Quant à vouloir retrouver aujourd'hui des traces du résultat de ces missions en comparant aux autres paroisses du diocèse celles où prêchèrent les Maristes, ce serait bien illusoire. Les causes qui ont amené au XIXe siècle la baisse générale de la pratique religieuse dans le Bugey sont trop vastes et trop complexes pour que quelques semaines de prédication vers les années 1820 aient pu à l'avance les prévenir. Il reste que les missions maristes ont, comme « missions de la restauration », joué pleinement et efficacement leur rôle en réparant les dégâts religieux causés par la révolution et en donnant sur le moment à des milliers de fidèles la possibilité de revenir à Dieu.

2. Conséquences pour la Société.

Prolongées dans le diocèse de Belley par les PP. Déclas et Humbert, les premières missions du Bugey ont influé également sur celles prêchées après 1836 par l'ensemble des Maristes grâce aux instructions sur les missions données à chaque retraite, souvent par le P. Colin lui-même. C'est la substance de ces instructions et des traditions créées dès l'origine dans la Société qui sont à la base du Manuel du missionnaire mariste rédigé plus tard par le P. Balmon.

Mais l'influence de ce premier ministère exercé en commun par les Maristes s'est fait sentir sur l'ensemble de l'apostolat de la Société. Ces missions restent le témoignage de la validité d'un apostolat simple et caché et du bien qui peut se faire par lui. En ce sens-là, tout Mariste, quelle que soit l'oeuvre à laquelle il est employé, ne peut se dispenser de revenir périodiquement à l'exemple laissé par la première équipe missionnaire du Bugey. Mais il faut laisser ici la parole au P. Colin lui-même :

Voycz nos premiers confrères, les pères Déclas, Humbert, Jallon. C'étaient des âmes humbles, droites, simples. Oh! comme le bon Dieu les bénissait! Tout était pauvre dans leur vie. Nous mangions chez les pays, nous couchions ensemble. Tout était simple dans leurs prédications, et les peuples tombaient. Nous étions accablés au confessionnal. (Actes du chap. 1870-72, p. 152).

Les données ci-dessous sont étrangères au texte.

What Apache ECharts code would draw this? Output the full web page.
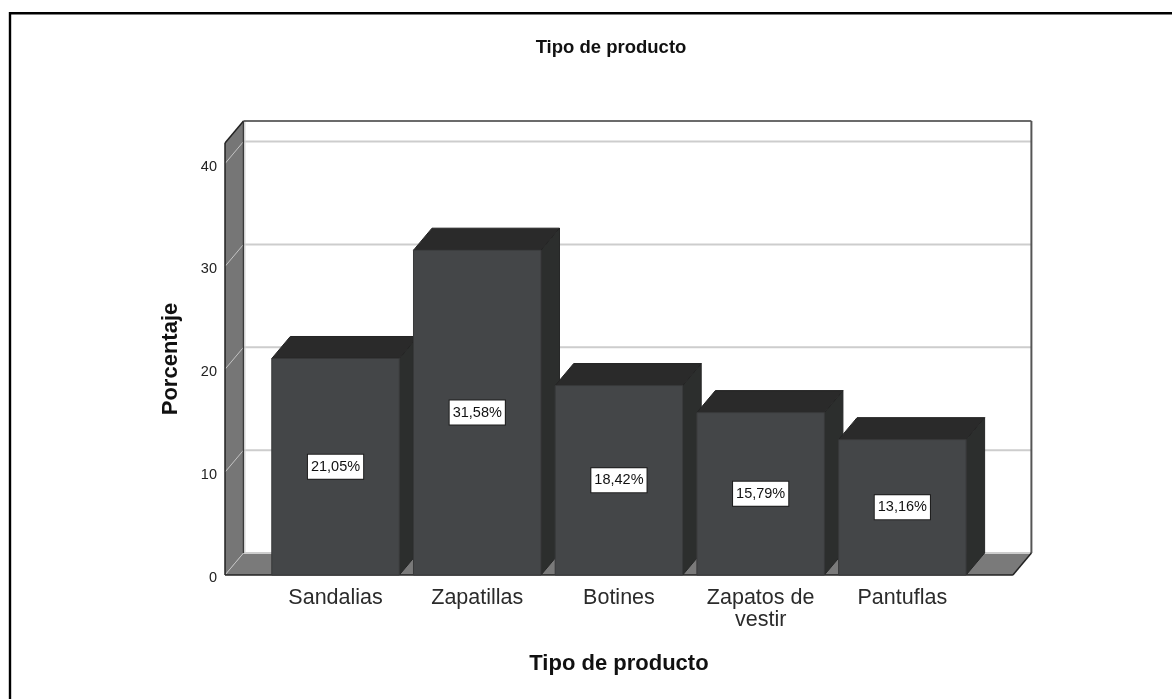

Je désire singulièremcnt qu'on ait dans la Société quelques souvenirs sur nos prerniers commencemens, non pour qu'il soit parlé de nous (...), mais afin que, plus tard, on se conformât à notre manière de faire et à imiter la simplicité que Dieu a bénie. Plus tard, lorsque la Société se sera agrandie et que certains esprits seraient portés à repousser ce genre, ces souvenirs écrits seraient un point de ralliement. (OM 2, doc. 581, § 1).